Durante o ato cívico em protesto ao que o vereador Tácido Forte classificou “de Justiça selvagem pela inoperância daqueles que deveriam resguardar a população pelas leis”, o conselheiro Edimir Martins sugeriu a realização da “Marcha pela Justiça” como forma de pressionar o Judiciário cearense a garantir a boa prestação jurisdicional. “O Ceará tem 184 municípios, dos quais 70 estão sem juízes titulares.
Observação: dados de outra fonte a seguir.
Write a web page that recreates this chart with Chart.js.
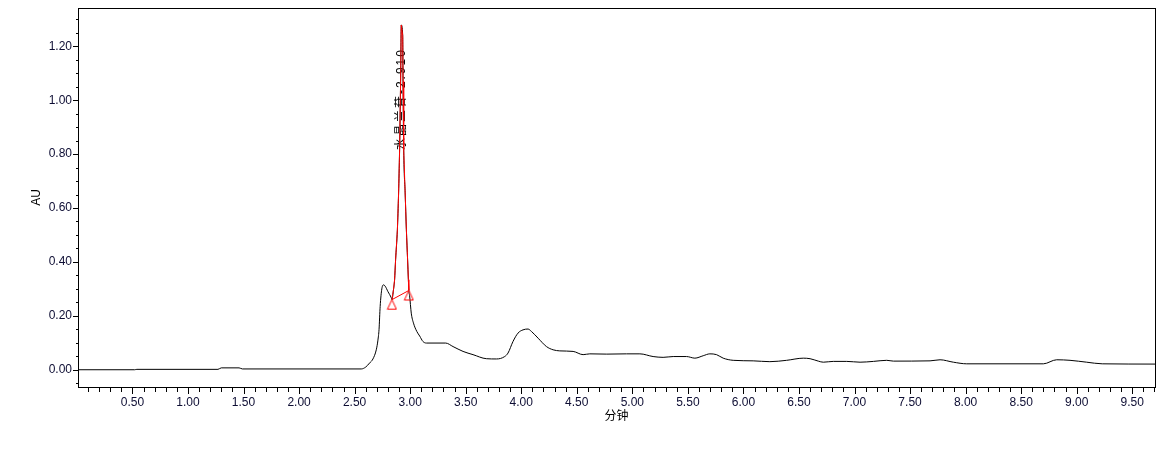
<!DOCTYPE html>
<html>
<head>
<meta charset="utf-8">
<script src="https://cdn.jsdelivr.net/npm/chart.js@4.4.1/dist/chart.umd.min.js"></script>
<style>
html,body{margin:0;padding:0;background:#fff;}
#wrap{width:1167px;height:454px;position:relative;}
</style>
</head>
<body>
<div id="wrap"><canvas id="c"></canvas></div>
<script>
// ---- data ----
const traceTime = [0.00, 0.52, 0.54, 1.27, 1.30, 1.46, 1.49, 2.56, 2.60, 2.635, 2.665, 2.695, 2.71, 2.72, 2.73, 2.745, 2.76, 2.775, 2.80, 2.83, 2.836,
  2.85, 2.86, 2.869, 2.885, 2.896, 2.905, 2.914, 2.92, 2.933, 2.936, 2.942, 2.955, 2.966, 2.977, 2.984, 2.988,
  2.995, 3.01, 3.03, 3.06, 3.086, 3.115, 3.146, 3.32, 3.386, 3.476, 3.566, 3.686, 3.777, 3.851, 3.881, 3.926, 3.971, 4.016, 4.061, 4.092,
  4.152, 4.227, 4.287, 4.347, 4.467, 4.557, 4.617, 4.77, 4.947, 5.068, 5.187, 5.277, 5.368, 5.488, 5.563, 5.638, 5.698, 5.758, 5.818,
  5.908, 6.088, 6.238, 6.389, 6.539, 6.6, 6.674, 6.719, 6.809, 6.93, 7.05, 7.17, 7.29, 7.35, 7.68, 7.77, 7.89, 8.01, 8.70, 8.82, 8.94,
  9.09, 9.23, 9.71];
const traceAU = [0.000, 0.000, 0.0015, 0.0015, 0.007, 0.007, 0.003, 0.003, 0.010, 0.025, 0.040, 0.074, 0.110, 0.150, 0.235, 0.300, 0.315, 0.310, 0.290, 0.267, 0.260,
  0.297, 0.334, 0.408, 0.519, 0.656, 0.816, 1.070, 1.279, 1.240, 1.070, 0.816, 0.656, 0.519, 0.408, 0.334, 0.294,
  0.275, 0.210, 0.173, 0.142, 0.125, 0.105, 0.099, 0.099, 0.086, 0.068, 0.056, 0.041, 0.040, 0.049, 0.062, 0.105, 0.136, 0.148, 0.151, 0.142,
  0.117, 0.086, 0.074, 0.070, 0.068, 0.056, 0.059, 0.058, 0.059, 0.059, 0.049, 0.046, 0.049, 0.049, 0.043, 0.052, 0.059, 0.056, 0.043,
  0.035, 0.033, 0.030, 0.035, 0.043, 0.041, 0.032, 0.028, 0.031, 0.031, 0.028, 0.031, 0.035, 0.032, 0.033, 0.037, 0.028, 0.022, 0.022, 0.037, 0.035,
  0.028, 0.022, 0.021];

const peakTime = [2.836, 2.85, 2.86, 2.869, 2.885, 2.896, 2.905, 2.914, 2.92, 2.933, 2.936, 2.942, 2.955, 2.966, 2.977, 2.984, 2.988];
const peakAU   = [0.260, 0.297, 0.334, 0.408, 0.519, 0.656, 0.816, 1.070, 1.279, 1.240, 1.070, 0.816, 0.656, 0.519, 0.408, 0.334, 0.294];

const baselineTime = [2.836, 2.988];
const baselineAU   = [0.260, 0.294];

const peakLabel = '水晶兰苷-2.910';
const peakLabelTime = 2.92;
const peakLabelAU = 0.815;

const xMajorTicks = [0.5, 1.0, 1.5, 2.0, 2.5, 3.0, 3.5, 4.0, 4.5, 5.0, 5.5, 6.0, 6.5, 7.0, 7.5, 8.0, 8.5, 9.0, 9.5];
const xTickLabels = ['0.50','1.00','1.50','2.00','2.50','3.00','3.50','4.00','4.50','5.00','5.50','6.00','6.50','7.00','7.50','8.00','8.50','9.00','9.50'];
const yMajorTicks = [0.0, 0.2, 0.4, 0.6, 0.8, 1.0, 1.2];
const yTickLabels = ['0.00','0.20','0.40','0.60','0.80','1.00','1.20'];
const xMinorStep = 0.1;
const yMinorStep = 0.05;
const xRange = [0.01, 9.705];
const yRange = [-0.064, 1.342];
const xTitle = '分钟';
const yTitle = 'AU';

// ---- helpers ----
const pts = (xs, ys) => xs.map((x, i) => ({x: x, y: ys[i]}));
const majorIndex = (list, v) => list.findIndex(m => Math.abs(m - v) < 1e-6);
function stepTicks(step, lo, hi) {
  const out = [];
  const i0 = Math.ceil(lo / step - 1e-9), i1 = Math.floor(hi / step + 1e-9);
  for (let i = i0; i <= i1; i++) out.push({value: +(i * step).toFixed(4)});
  return out;
}
function triangleMarker() {
  const c = document.createElement('canvas');
  c.width = 11; c.height = 22;
  const g = c.getContext('2d');
  g.strokeStyle = '#ff0000'; g.lineWidth = 1;
  g.beginPath(); g.moveTo(5.5, 11); g.lineTo(10, 20.5); g.lineTo(1, 20.5); g.closePath(); g.stroke();
  return c;
}

const FONT = '"Liberation Sans", Arial, "Noto Sans CJK SC", sans-serif';
Chart.defaults.font.family = FONT;
Chart.defaults.font.size = 12;
Chart.defaults.color = '#000';

const frameTicks = {
  id: 'frameTicks',
  afterDraw(chart) {
    const {ctx, chartArea: a, scales: {x, y}} = chart;
    ctx.save();
    ctx.strokeStyle = '#000'; ctx.lineWidth = 1;
    ctx.strokeRect(a.left + 0.5, a.top + 0.5, a.right - a.left, a.bottom - a.top);
    ctx.beginPath();
    y.ticks.forEach(t => {
      const py = Math.round(y.getPixelForValue(t.value)) + 0.5;
      const len = majorIndex(yMajorTicks, t.value) >= 0 ? 5 : 2;
      ctx.moveTo(a.left - len, py); ctx.lineTo(a.left, py);
    });
    x.ticks.forEach(t => {
      const px = Math.round(x.getPixelForValue(t.value)) + 0.5;
      const len = majorIndex(xMajorTicks, t.value) >= 0 ? 6 : 4;
      ctx.moveTo(px, a.bottom + 1); ctx.lineTo(px, a.bottom + 1 + len);
    });
    ctx.stroke();
    ctx.restore();
  }
};
const peakText = {
  id: 'peakText',
  beforeDatasetsDraw(chart) {
    const {ctx, scales: {x, y}} = chart;
    ctx.save();
    ctx.translate(x.getPixelForValue(peakLabelTime), y.getPixelForValue(peakLabelAU));
    ctx.rotate(-Math.PI / 2);
    ctx.font = '12px ' + FONT;
    ctx.fillStyle = '#000';
    ctx.textAlign = 'left';
    ctx.textBaseline = 'middle';
    try { ctx.letterSpacing = '2px'; } catch (e) {}
    ctx.fillText(peakLabel, 0, 0);
    ctx.restore();
  }
};

new Chart(document.getElementById('c'), {
  type: 'scatter',
  data: {
    datasets: [
      {data: pts(baselineTime, baselineAU), showLine: false, pointStyle: triangleMarker(), pointRadius: 6, order: 0},
      {data: pts(peakTime, peakAU), showLine: true, borderColor: '#ff0000', borderWidth: 1, pointRadius: 0, tension: 0, order: 1},
      {data: pts(baselineTime, baselineAU), showLine: true, borderColor: '#ff0000', borderWidth: 1, pointRadius: 0, tension: 0, order: 1},
      {data: pts(traceTime, traceAU), showLine: true, borderColor: '#000', borderWidth: 1, pointRadius: 0, cubicInterpolationMode: 'monotone', order: 3}
    ]
  },
  options: {
    responsive: true,
    maintainAspectRatio: false,
    animation: false,
    events: [],
    layout: {padding: {left: 29, top: 8, right: 12, bottom: 30}},
    plugins: {legend: {display: false}, tooltip: {enabled: false}},
    scales: {
      x: {
        type: 'linear', min: xRange[0], max: xRange[1],
        grid: {display: false, drawTicks: false},
        border: {display: false},
        afterBuildTicks: s => { s.ticks = stepTicks(xMinorStep, xRange[0], xRange[1]); },
        afterFit: s => { s.height = 37; s.paddingLeft = 0; s.paddingRight = 0; s.paddingTop = 0; s.paddingBottom = 0; },
        ticks: {
          autoSkip: false, maxRotation: 0, minRotation: 0, padding: 8, color: '#0d0d33',
          callback: v => { const i = majorIndex(xMajorTicks, v); return i >= 0 ? xTickLabels[i] : ''; }
        },
        title: {display: true, text: xTitle, padding: 0, color: '#000', font: {size: 12}}
      },
      y: {
        type: 'linear', min: yRange[0], max: yRange[1],
        grid: {display: false, drawTicks: false},
        border: {display: false},
        afterBuildTicks: s => { s.ticks = stepTicks(yMinorStep, yRange[0], yRange[1]); },
        afterFit: s => { s.width = 49; s.paddingLeft = 0; s.paddingRight = 0; s.paddingTop = 0; s.paddingBottom = 0; },
        ticks: {
          autoSkip: false, padding: 6, color: '#0d0d33',
          callback: v => { const i = majorIndex(yMajorTicks, v); return i >= 0 ? yTickLabels[i] : ''; }
        },
        title: {display: true, text: yTitle, padding: 0, color: '#000', font: {size: 12}}
      }
    }
  },
  plugins: [peakText, frameTicks]
});
</script>
</body>
</html>
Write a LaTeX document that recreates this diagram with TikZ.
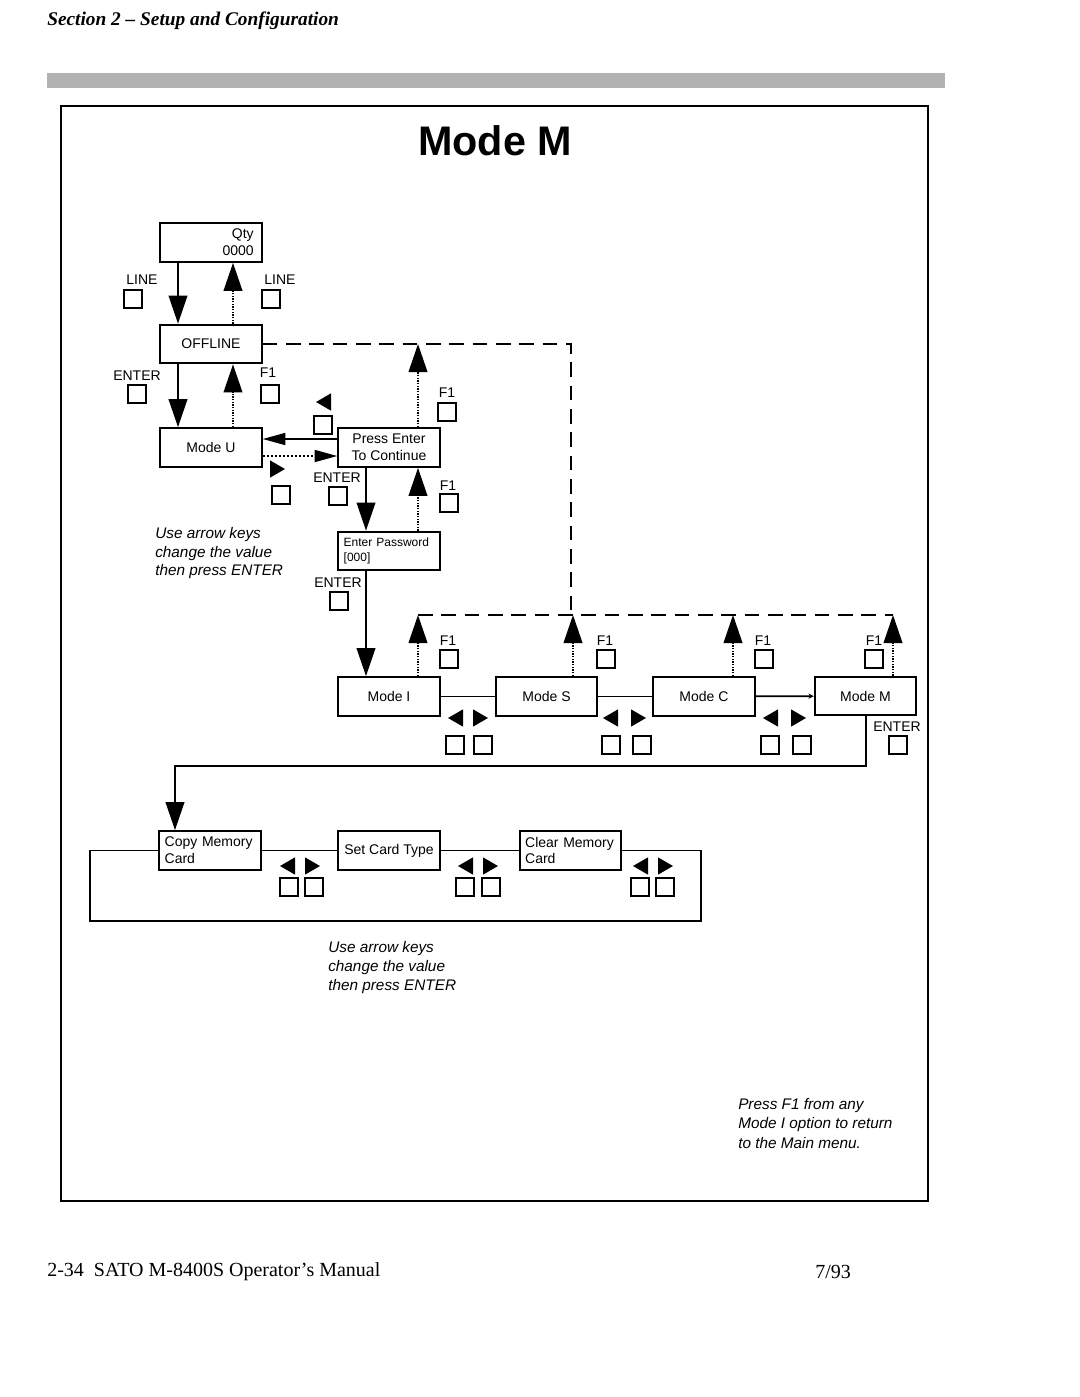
\documentclass[tikz,border=0pt]{standalone}
\usepackage{fontspec}
\setmainfont{Liberation Serif}
\setsansfont{Liberation Sans}
\usetikzlibrary{arrows.meta,shapes.geometric}

\tikzset{
  screen/.style={draw, line width=1.6pt, minimum width=76pt, minimum height=29pt,
    inner sep=2pt, font=\sffamily\fontsize{10.5}{12.5}\selectfont},
  key/.style={draw, line width=1.3pt, minimum size=13.5pt, inner sep=0pt},
  keyname/.style={font=\sffamily\fontsize{10.5}{12}\selectfont, inner sep=0pt},
  lefttri/.style={regular polygon, regular polygon sides=3, shape border rotate=90,
    fill, minimum size=15pt, inner sep=0pt},
  righttri/.style={regular polygon, regular polygon sides=3, shape border rotate=-90,
    fill, minimum size=15pt, inner sep=0pt},
  go/.style={line width=1.3pt, -{Triangle[length=21pt,width=14pt]}},
  back/.style={line width=1.3pt, dash pattern=on 1pt off 1pt, -{Triangle[length=21pt,width=14pt]}},
  hgo/.style={line width=1.3pt, -{Triangle[length=17pt,width=9pt]}},
  hback/.style={line width=1.3pt, dash pattern=on 1.5pt off 1.5pt, -{Triangle[length=17pt,width=9pt]}},
  wire/.style={line width=1.3pt},
  loop/.style={line width=1.3pt, dash pattern=on 11pt off 6.5pt},
  note/.style={font=\sffamily\itshape\fontsize{11.5}{14}\selectfont, align=left,
    anchor=north west, inner sep=0pt},
  pagetext/.style={font=\rmfamily\fontsize{15}{18}\selectfont, anchor=west, inner sep=0pt}
}

\begin{document}
\begin{tikzpicture}[x=0.75pt, y=-0.75pt]
\useasboundingbox (0,0) rectangle (1080,1397);

% page furniture
\node[pagetext, font=\rmfamily\bfseries\itshape\fontsize{14.5}{17}\selectfont] (sect) at (47,21) {Section 2 -- Setup and Configuration};
\fill[black!30] (47,73) rectangle (945,88);
\draw[line width=1.1pt] (61,106) rectangle (928,1201);
\node[font=\sffamily\bfseries\fontsize{31}{36}\selectfont] (title) at (495,141) {Mode M};

% lanes
\coordinate (laneA) at (178,0);
\coordinate (laneB) at (233,0);
\coordinate (laneC) at (366,0);
\coordinate (laneD) at (418,0);
\coordinate (laneS) at (573,0);
\coordinate (laneK) at (733,0);
\coordinate (laneM) at (893,0);
\coordinate (laneMM) at (866,0);
\coordinate (laneCopy) at (175,0);
\coordinate (rowL) at (0,439);
\coordinate (rowR) at (0,456);
\coordinate (turnrow) at (0,766);

% screens
\node[screen, text width=64pt, align=right] (qty) at (211,242.5) {Qty\hspace*{5pt}\\0000};
\node[screen] (offline) at (211,344) {OFFLINE};
\node[screen] (modeu) at (211,447.5) {Mode U};
\node[screen, align=center] (press) at (389,447.5) {Press Enter\\To Continue};
\node[screen, text width=68pt, align=left, font=\sffamily\fontsize{9}{11}\selectfont] (passwd) at (389,551) {Enter Password\\{[000]}};
\node[screen] (modei) at (389,696.5) {Mode I};
\node[screen] (modes) at (546.5,696.5) {Mode S};
\node[screen] (modec) at (704,696.5) {Mode C};
\node[screen] (modem) at (865.5,696) {Mode M};
\node[screen, text width=68pt, align=left] (copy) at (210,850.5) {Copy Memory\\Card};
\node[screen] (cardtype) at (389,850.5) {Set Card Type};
\node[screen, text width=68pt, align=left] (clear) at (570.5,850.5) {Clear Memory\\Card};

% keys, upper part
\node[keyname] (lineA) at (142,280) {LINE};
\node[key] (lineAkey) at (133,299) {};
\node[keyname] (lineB) at (280,280) {LINE};
\node[key] (lineBkey) at (271,299) {};
\node[keyname] (enterA) at (137,376) {ENTER};
\node[key] (enterAkey) at (137,394) {};
\node[keyname] (fA) at (268,373) {F1};
\node[key] (fAkey) at (270,394) {};
\node[lefttri] (toU) at (326,402) {};
\node[key] (toUkey) at (323,425) {};
\node[righttri] (toP) at (275,469) {};
\node[key] (toPkey) at (281,495) {};
\node[keyname] (fB) at (447,393) {F1};
\node[key] (fBkey) at (447,412) {};
\node[keyname] (enterB) at (337,478) {ENTER};
\node[key] (enterBkey) at (338,496) {};
\node[keyname] (fC) at (448,486) {F1};
\node[key] (fCkey) at (449,503) {};
\node[keyname] (enterC) at (338,583) {ENTER};
\node[key] (enterCkey) at (339,601) {};

% keys, mode row
\node[keyname] (fI) at (448,641) {F1};
\node[key] (fIkey) at (449,659) {};
\node[keyname] (fS) at (605,641) {F1};
\node[key] (fSkey) at (606,659) {};
\node[keyname] (fK) at (763,641) {F1};
\node[key] (fKkey) at (764,659) {};
\node[keyname] (fM) at (874,641) {F1};
\node[key] (fMkey) at (874,659) {};
\node[keyname] (enterM) at (897,727) {ENTER};
\node[key] (enterMkey) at (898,745) {};
\node[lefttri] (isl) at (458,718) {};
\node[righttri] (isr) at (478,718) {};
\node[key] (islkey) at (455,745) {};
\node[key] (isrkey) at (483,745) {};
\node[lefttri] (skl) at (613,718) {};
\node[righttri] (skr) at (636,718) {};
\node[key] (sklkey) at (611,745) {};
\node[key] (skrkey) at (642,745) {};
\node[lefttri] (kml) at (773,718) {};
\node[righttri] (kmr) at (796,718) {};
\node[key] (kmlkey) at (770,745) {};
\node[key] (kmrkey) at (802,745) {};

% keys, card row
\node[lefttri] (ctl) at (290,866) {};
\node[righttri] (ctr) at (310,866) {};
\node[key] (ctlkey) at (289,887) {};
\node[key] (ctrkey) at (314,887) {};
\node[lefttri] (tcl) at (468,866) {};
\node[righttri] (tcr) at (488,866) {};
\node[key] (tclkey) at (465,887) {};
\node[key] (tcrkey) at (491,887) {};
\node[lefttri] (ccl) at (643,866) {};
\node[righttri] (ccr) at (663,866) {};
\node[key] (cclkey) at (640,887) {};
\node[key] (ccrkey) at (665,887) {};

% notes
\node[note] (hintA) at (155,527) {Use arrow keys\\change the value\\then press ENTER};
\node[note, font=\sffamily\itshape\fontsize{11.5}{14.3}\selectfont] (hintB) at (328,941) {Use arrow keys\\change the value\\then press ENTER};
\node[note, font=\sffamily\itshape\fontsize{11.5}{14.6}\selectfont] (hintC) at (738,1098) {Press F1 from any\\Mode I option to return\\to the Main menu.};

% connectors
\draw[go] (qty.south -| laneA) -- (offline.north -| laneA);
\draw[back] (offline.north -| laneB) -- (qty.south -| laneB);
\draw[go] (offline.south -| laneA) -- (modeu.north -| laneA);
\draw[back] (modeu.north -| laneB) -- (offline.south -| laneB);
\draw[hgo] (press.west |- rowL) -- (modeu.east |- rowL);
\draw[hback] (modeu.east |- rowR) -- (press.west |- rowR);
\draw[go] (press.south -| laneC) -- (passwd.north -| laneC);
\draw[back] (passwd.north -| laneD) -- (press.south -| laneD);
\draw[go] (passwd.south -| laneC) -- (modei.north -| laneC);

% return path to OFFLINE
\coordinate (dashcorner) at (571,344);
\coordinate (dashjoin) at (571,615);
\coordinate (retI) at (418,615);
\coordinate (retM) at (893,615);
\draw[loop] (offline.east) -- (dashcorner) -- (dashjoin);
\draw[loop] (retI) -- (retM);
\draw[back] (press.north -| laneD) -- (laneD |- dashcorner);
\draw[back] (modei.north -| laneD) -- (retI);
\draw[back] (modes.north -| laneS) -- (laneS |- retI);
\draw[back] (modec.north -| laneK) -- (laneK |- retI);
\draw[back] (modem.north -| laneM) -- (retM);

% mode row
\draw[wire] (modei) -- (modes);
\draw[wire] (modes) -- (modec);
\draw[wire, -{Stealth[length=4pt,width=4pt]}] (modec) -- (modem);
\draw[go] (modem.south -| laneMM) -- (laneMM |- turnrow) -- (laneCopy |- turnrow) -- (copy.north -| laneCopy);

% card row
\coordinate (cardNE) at (701,850.5);
\coordinate (cardSE) at (701,921);
\coordinate (cardSW) at (90,921);
\coordinate (cardNW) at (90,850.5);
\draw[wire] (copy) -- (cardtype);
\draw[wire] (cardtype) -- (clear);
\draw[wire] (clear.east) -- (cardNE) -- (cardSE) -- (cardSW) -- (cardNW) -- (copy.west);

% footer
\node[pagetext] (foot) at (47,1272) {2-34\enspace SATO M-8400S Operator's Manual};
\node[pagetext] (date) at (815,1272) {7/93};
\end{tikzpicture}
\end{document}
Daqui a pouco metade do Estado ficará sem justiça e não podemos ficar parados diante dessa realidade”, alertou o coordenador do Movimento Justiça Já, defendendo a mobilização popular como única forma de minorar o caos na Justiça Comum do Ceará.

 

A proposta foi prontamente aceita pelos presentes, que prometem levar centenas de pessoas ao Fórum Clóvis Beviláqua para exigir do Tribunal de Justiça uma solução rápida e definitiva para a falta de magistrados, de servidores concursados e de estrutura.

 

Por quase três horas, os presentes se revezavam em discursos inflamados e cobranças pela ausência da prestação jurisdicional no município. O vereador Tácido Forte, autor do requerimento para a realização da audiência pública, denunciou a ausência da maioria dos legisladores locais e de representantes do Executivo e Judiciário ao evento. O que para ele é injustificado uma vez que toda a sociedade local sofre com falta de juízes titulares nas três Varas e com o acúmulo de processos.

 

Para se ter uma ideia da situação basta analisar os dados: o Juizado Especial tem 2.521 processos aguardando julgamento, enquanto a 1 Vara está com 1.286 processos acumulados e apenas 231 despachos foram realizados em fevereiro deste ano.  Na 2 Vara, os números são alarmantes –3.530 processos e 229 despachos no mês de fevereiro. Já na 3 Vara são 443 processos e apenas quatro despachos naquele mês.

 

Essa situação não pode continuar em Aracati e nas outras Comarcas, alerta Valdetário Andrade Monteiro, que vem há dois anos de quatro meses iniciou numa cruzada contra a morosidade do Judiciário e por uma Justiça mais célere. Na audiência pública, ressaltou que a advocacia do Interior vale tanto quanto da Capital e deve receber o mesmo tratamento da Justiça. “É preciso que o Judiciário entenda que somos iguais”, ressalta o presidente da OAB-CE, conclamando a sociedade a se engajar no movimento da Ordem em defesa da Justiça. “Não podemos nos contentar com essa situação e não nos acovardamos diante dela”.

 

Tácido Forte denuncia que as audiências no Fórum de Aracati são “vapti-vupti”, ou seja, duram apenas o tempo necessário para o cumprimento das meras formalidades de assinaturas de papéis. “O certo é que os juízes de hoje não conhecem a cidade onde atuam. Não sabem as características do povo que está sob sua jurisdição, muito menos onde as periferias são habitadas”.  Nessa mesma periferia reina a impunidade, segunda uma moradora de Aracati, que, em pronunciamento emocionado, denunciou que nos bairros pobres da cidade, os seus moradores já perderam a dignidade. “Na periferia, a impunidade não é sensação, é a lei”.

 

Diante desse estado, o advogado Egídio Barreto defendeu a responsabilização do Governo pela inoperância do Judiciário. “É preciso colocar no banco dos réus o governo brasileiro e, em especial, o do Ceará”, disse, criticando a postura da Justiça Comum em Aracati. “É uma vergonha o que o Tribunal de Justiça faz com Aracati, com a região. É inconcebível um juiz responder por sete comarcas”.